TWSE-table7The final supporting driver of high-performing boards is the representative number of independent directors (Table 7), as opposed to non-executive directors (who may or may not meet the criteria of being “independent”). Independence is deemed to be important to foster integrity, a balanced focus on shareholder interests, the freedom to objectively challenge management, and the integration of diverse business experience in weighing innovation and risk. The United States is an outlier in this area, since the preference around the world is for the chairman to be independent and separate from the CEO. It should be noted that the definition of an independent director is not universally agreed upon among regulators from different jurisdictions or among different boards. The Heidrick survey highlighted six indicators used to assess independence. The director:

  • Has no significant commercial contracts with the group
  • Is not currently employed by the company
  • Has no cross non-executive role (a non-exec director and a CEO who sit on each other’s board)
  • Is not a reference shareholder (major direct shareholder, such as a founder or family member) or employee shareholder representative
  • Has not been an executive of the company in the last five years
  • Has not been on the non-executive board for nine years or longer

 

The Financial Supervisory Commission requires the inclusion of no fewer than two independent directors, comprising not less one-fifth of the total number of directors, and the evaluation system encourages companies to exceed these requirements. Its guidelines say: “Independent directors shall possess professional knowledge and there shall be restrictions on their shareholdings and the positions they may concurrently hold. They shall maintain independence within the scope of their directorial duties, and may not have any direct or indirect interest in the company.” Companies are also required to use only independent directors on the audit committee, provide them with special administrative support, have their opinions specifically noted in meetings, and other distinctions.

The average number of independent directors on Taiwan boards is both increasing and reaching the level encouraged by the regulators in their best-practice principles. This trend is an encouraging sign. The number of boards in which the chairman and CEO are the same person is high, but still less than in the United States where over 50% of S&P500 boards have this arrangement. However, given that Taiwan boards have fewer independent board committees providing oversight and objective reference, this concentration is a cause for concern.

As the late U.S. Supreme Court Justice Louis Brandeis, an ardent proponent of transparency, once said: “Sunlight is said to be the best of disinfectants.” By creating the Corporate Governance Evaluation System and shining a bright light in 2015 on the best, most compliant 20% of listed companies in Taiwan, the TWSE will enable investors to gain insight into the cleanest companies. Capital flows can be expected to follow, and market forces will encourage the remaining 80% of companies to bolster their governance regime.

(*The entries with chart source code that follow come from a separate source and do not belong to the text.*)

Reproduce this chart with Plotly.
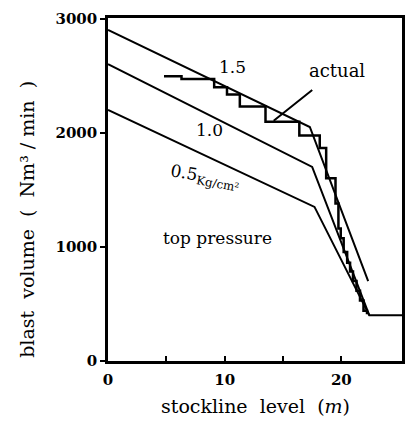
import plotly.graph_objects as go

# theoretical lines for each top pressure (Kg/cm2)
p15_x = [0, 17.3, 22.3]
p15_y = [2900, 2050, 700]
p10_x = [0, 17.5, 22.4, 25.2]
p10_y = [2600, 1700, 400, 400]
p05_x = [0, 17.7, 22.4]
p05_y = [2200, 1350, 400]

# actual blast volume (step line, horizontal then vertical)
actual_x = [4.8, 6.3, 9.1, 10.2, 11.3, 13.5, 16.4, 18.15, 18.7, 19.5, 19.75, 19.95,
            20.2, 20.5, 20.75, 21.0, 21.3, 21.6, 21.9, 22.2, 22.35]
actual_y = [2495, 2470, 2398, 2335, 2230, 2095, 1975, 1866, 1600, 1380, 1160, 1075,
            955, 860, 785, 700, 615, 530, 440, 420, 420]

x_tickvals = [0, 5, 10, 15, 20]
x_ticktext = ["0", "", "10", "", "20"]
y_tickvals = [0, 1000, 2000, 3000]
y_ticktext = ["0", "1000", "2000", "3000"]

SERIF = "DejaVu Serif"
line_style = dict(color="black", width=2)

fig = go.Figure()
fig.add_trace(go.Scatter(x=p15_x, y=p15_y, mode="lines", line=line_style, name="1.5"))
fig.add_trace(go.Scatter(x=p10_x, y=p10_y, mode="lines", line=line_style, name="1.0"))
fig.add_trace(go.Scatter(x=p05_x, y=p05_y, mode="lines", line=line_style, name="0.5"))
fig.add_trace(go.Scatter(x=actual_x, y=actual_y, mode="lines",
                         line=dict(color="black", width=2.5, shape="hv"), name="actual"))

txt = dict(family=SERIF, size=17, color="black")
fig.add_annotation(x=10.7, y=2575, text="1.5", showarrow=False, font=txt)
fig.add_annotation(x=8.7, y=2025, text="1.0", showarrow=False, font=txt)
fig.add_annotation(x=8.3, y=1610, text="0.5<sub>Kg/cm²</sub>", showarrow=False,
                   font=txt, textangle=10)
fig.add_annotation(x=9.4, y=1080, text="top pressure", showarrow=False, font=txt)
fig.add_annotation(x=14.2, y=2105, ax=19.6, ay=2545, xref="x", yref="y",
                   axref="x", ayref="y", text="actual", showarrow=True,
                   arrowhead=0, arrowwidth=2, arrowcolor="black",
                   font=dict(family=SERIF, size=18, color="black"),
                   xanchor="center", yanchor="middle", standoff=0,
                   startstandoff=12)

fig.add_annotation(x=-0.276, y=0.414, xref="paper", yref="paper",
                   xanchor="center", yanchor="middle",
                   text="blast  volume  (  Nm³ / min  )", textangle=-90,
                   showarrow=False, font=dict(family=SERIF, size=19, color="black"))
fig.add_annotation(x=0.5, y=-0.13, xref="paper", yref="paper",
                   xanchor="center", yanchor="middle",
                   text="stockline  level  (<i>m</i>)",
                   showarrow=False, font=dict(family=SERIF, size=19, color="black"))

fig.update_xaxes(range=[0, 25.2], tickvals=x_tickvals, ticktext=x_ticktext,
                 ticks="inside", ticklen=5, tickwidth=2, tickcolor="black",
                 showline=True, linecolor="black", linewidth=2.5, mirror=True,
                 showgrid=False, zeroline=False, automargin=False,
                 ticklabelstandoff=3,
                 tickfont=dict(family=SERIF, size=15, color="black", weight="bold"))
fig.update_yaxes(range=[0, 3005], tickvals=y_tickvals, ticktext=y_ticktext,
                 ticks="outside", ticklen=5, tickwidth=2, tickcolor="black",
                 showline=True, linecolor="black", linewidth=2.5, mirror=True,
                 showgrid=False, zeroline=False, ticklabeloverflow="allow",
                 automargin=False,
                 tickfont=dict(family=SERIF, size=15, color="black", weight="bold"))

fig.update_layout(width=415, height=421, plot_bgcolor="white", paper_bgcolor="white",
                  showlegend=False, margin=dict(l=100, r=21, t=10, b=68))
fig.write_html("out.html")
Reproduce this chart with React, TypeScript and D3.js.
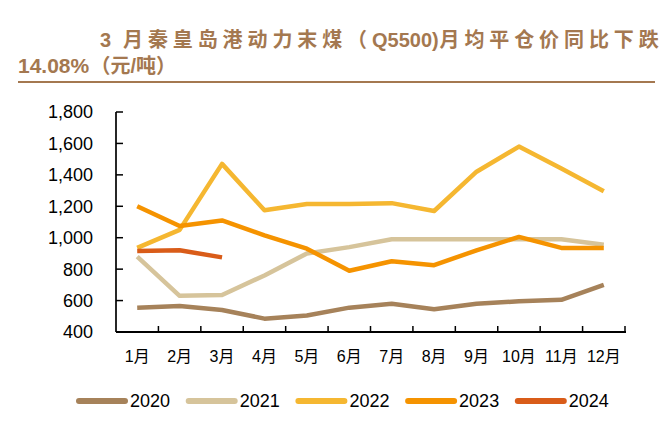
import React from "react";
import * as d3 from "d3";

const months = ["1月", "2月", "3月", "4月", "5月", "6月", "7月", "8月", "9月", "10月", "11月", "12月"];
const yTicks = [400, 600, 800, 1000, 1200, 1400, 1600, 1800];

const s2020 = [555, 565, 540, 485, 505, 555, 580, 545, 580, 595, 605, 700];
const s2021 = [880, 630, 635, 760, 900, 940, 990, 990, 990, 990, 990, 955];
const s2022 = [935, 1050, 1470, 1175, 1215, 1215, 1220, 1170, 1420, 1580, 1440, 1295];
const s2023 = [1200, 1075, 1110, 1015, 930, 790, 850, 825, 920, 1005, 935, 935];
const s2024 = [915, 920, 875];

const seriesNames = ["2020", "2021", "2022", "2023", "2024"];
const seriesValues = [s2020, s2021, s2022, s2023, s2024];
const colors = ["#a6825a", "#d6c49b", "#f5b731", "#f59300", "#d95c19"];

const titleA = "3";
const titleB = "月秦皇岛港动力末煤（";
const titleC = "Q5500)";
const titleD = "月均平仓价同比下跌";
const titleE = "14.08%";
const titleF1 = "（";
const titleF2 = "元/吨）";

export default function App() {
  const W = 663, H = 429;
  const x = d3.scaleBand<string>().domain(months).range([116, 625]);
  const y = d3.scaleLinear().domain([400, 1800]).range([332, 112]);
  const line = d3
    .line<number>()
    .x((_, i) => (x(months[i]) as number) + x.bandwidth() / 2)
    .y((d) => y(d));
  const fmt = d3.format(",");
  const titleColor = "#a47850";
  const font = "'Liberation Sans', Arial, 'Noto Sans CJK SC', sans-serif";
  const boundaries = months.map((m) => (x(m) as number) + x.bandwidth());

  const pitch = 24.9;
  const fs = 20;
  const bX = 123;
  const cX = bX + titleB.length * pitch;
  const dX = cX + 67.5;

  return (
    <svg width={W} height={H} style={{ position: "absolute", left: 0, top: 0, background: "#fff" }} fontFamily={font}>
      <g fontSize={fs} fontWeight="bold" fill={titleColor}>
        <text x={100} y={47}>{titleA}</text>
        <text x={bX} y={47} letterSpacing={pitch - fs}>{titleB}</text>
        <text x={cX} y={47}>{titleC}</text>
        <text x={dX} y={47} letterSpacing={pitch - fs}>{titleD}</text>
        <text x={18} y={73} fontSize={21}>{titleE}</text>
        <text x={90.5} y={73}>{titleF1}</text>
        <text x={110.5} y={73}>{titleF2}</text>
      </g>
      <line x1={18} x2={655} y1={82} y2={82} stroke={titleColor} strokeWidth={2} />

      {/* y axis */}
      <line x1={116} x2={116} y1={y(1800)} y2={y(400)} stroke="#000" strokeWidth={1.7} />
      {yTicks.map((t) => (
        <g key={t}>
          <line x1={116} x2={123} y1={y(t)} y2={y(t)} stroke="#000" strokeWidth={1.5} />
          <text x={93} y={y(t)} dy="0.36em" textAnchor="end" fontSize={18} fill="#000">
            {fmt(t)}
          </text>
        </g>
      ))}

      {/* x axis */}
      <line x1={116} x2={626} y1={332} y2={332} stroke="#000" strokeWidth={2} />
      {boundaries.map((bx, i) => (
        <line key={i} x1={bx} x2={bx} y1={332} y2={326} stroke="#000" strokeWidth={1.5} />
      ))}
      {months.map((m) => (
        <text key={m} x={(x(m) as number) + x.bandwidth() / 2} y={362} textAnchor="middle" fontSize={16} fill="#000">
          {m}
        </text>
      ))}

      {/* series */}
      {seriesValues.map((vals, i) => (
        <path key={i} d={line(vals) as string} fill="none" stroke={colors[i]} strokeWidth={4.5} strokeLinejoin="round" />
      ))}

      {/* legend */}
      {seriesNames.map((n, i) => {
        const lx = 77 + i * 109.7;
        return (
          <g key={n}>
            <line x1={lx + 2} x2={lx + 48} y1={401} y2={401} stroke={colors[i]} strokeWidth={6} strokeLinecap="round" />
            <text x={lx + 53} y={407} fontSize={18} fill="#000">
              {n}
            </text>
          </g>
        );
      })}
    </svg>
  );
}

In the 21st century, best-practice boards bring both oversight and focus to the complex forces driving change, not just compliance – and that will be the next step for Taiwan’s boards.

Notes on Methodology

  • The Asia Pacific Corporate Governance Report 2014 (“Foundations and Building Blocks for High-Performing Boards”) draws on data from 170 publicly listed companies on stock exchanges across six countries in Asia Pacific – Australia, China, Hong Kong, India, New Zealand, and Singapore.
  • The author expresses his gratitude to the TWSE Corporate Governance Department for help in extracting the Taiwan data, which is based on 780-853 TWSE listed companies from 2011 to 2014.